# Motherboard with Raid 0 supoort



## pranav0091 (Nov 30, 2014)

Guys, 
I want to buy a motherboard with Raid 0 + Sata 3 + USB 3 + 1600MHz DDR3 with XMP + Intel 1150 socket + as cheap as possible.


I narrowed down to Error 500 Server Error but the description on the manufacturer side leaves me with confusion. On one side it says that it has support for Raid (does not specify which type) and then I found this FAQ that says it doesnt. Please help me out.


Further, my reading never pointed me to any known issues with Raid 0 (Going Raid 0 to speed application loading). Is there something that I'd need to know ? I intend to use 2 Samsung 840 EVO 128GB SSDs in Raid 0.

Misc info: 
1. I care for VT-x and VT-d features, does the motherboard need special features or is it only CPU ?
2. I do not plan to SLI or CF in the future. Planning to get a GTX 970 and stick it with a 1080p monitor to last me atleast 4 years.


----------



## rijinpk1 (Nov 30, 2014)

see MSI H97M-G43 Motherboard.
mobo bios will usually have the option to enable/disable vt-d.


----------



## pranav0091 (Dec 1, 2014)

Thanks. But that doesnt necessarily answer my doubts about the B85M, though.

Anyone here using RAID 0 that can comment on how useful/useless they are to you ?


----------



## rijinpk1 (Dec 1, 2014)

According to Intel b85 does not support raid configuration. I don't know any b85 mobo which has raid support.

- - - Updated - - -

*www.google.com/url?q=*www.intel.co...O5gjmg&usg=AFQjCNES2YlZnMjVFyORQLrqFX_utWELbg

- - - Updated - - -

*www.google.com/url?q=*www.intel.co...O5gjmg&usg=AFQjCNES2YlZnMjVFyORQLrqFX_utWELbg


----------



## pranav0091 (Dec 1, 2014)

Thank you


----------



## rijinpk1 (Dec 1, 2014)

^^ you are welcome


----------



## hems87 (Dec 6, 2014)

pranav0091 said:


> Guys,
> I want to buy a motherboard with Raid 0 + Sata 3 + USB 3 + 1600MHz DDR3 with XMP + Intel 1150 socket + as cheap as possible.
> 
> 
> ...



Hi,

not that sure about b85 Raid support

but this states that b85 does not have raid.

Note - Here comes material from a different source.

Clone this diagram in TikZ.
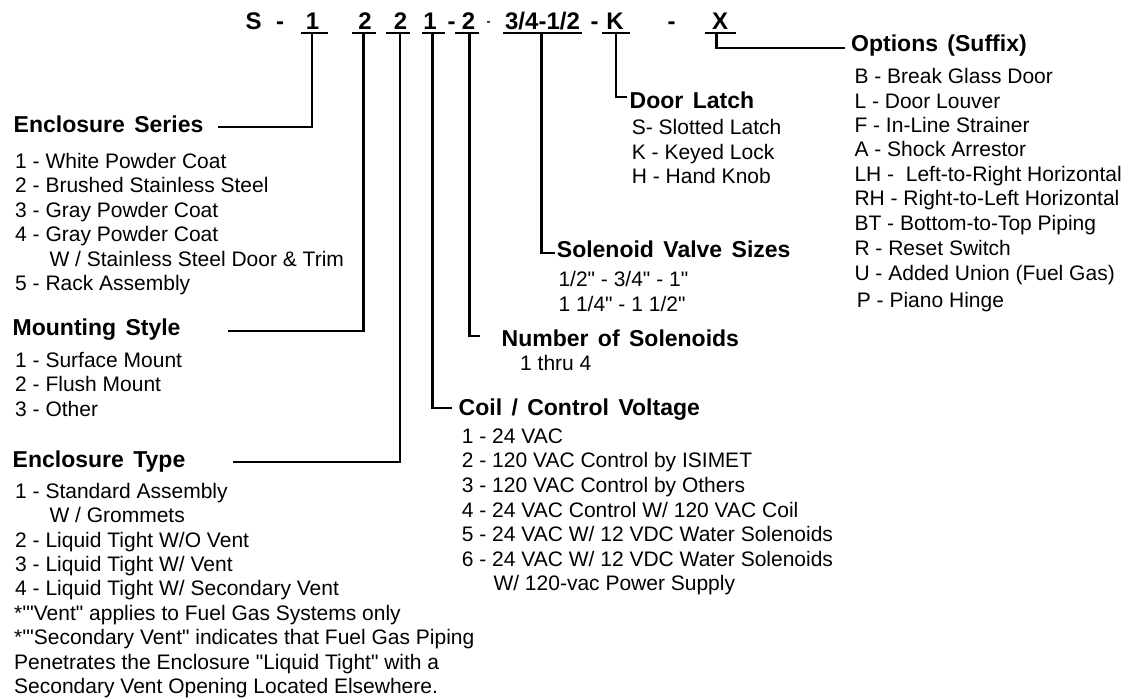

33 Haswell motherboard group test: 26x Z87, 4x H87 and 3x B85 - The three chipsets: B85, H87 and Z87 | Hardware.Info United States

vt-x is a cpu feature 
vt-d depends both on cpu and motherboard

(refer ark.intel.com for compatible cpu)

this motherboard has verified vt-d

ASRock B85M Pro4 micro-ATX Motherboard Supports VT-d!!! | Xen | Users

a better alternative may be
VT-d Verification on ASRock Z87 Extreme6 with ESXi 5.5 | Kihltech

but vt-d is not really required unless you plan to run virtual machines or create something like this. 
*www.youtube.com/watch?v=37D2bRsthfI


----------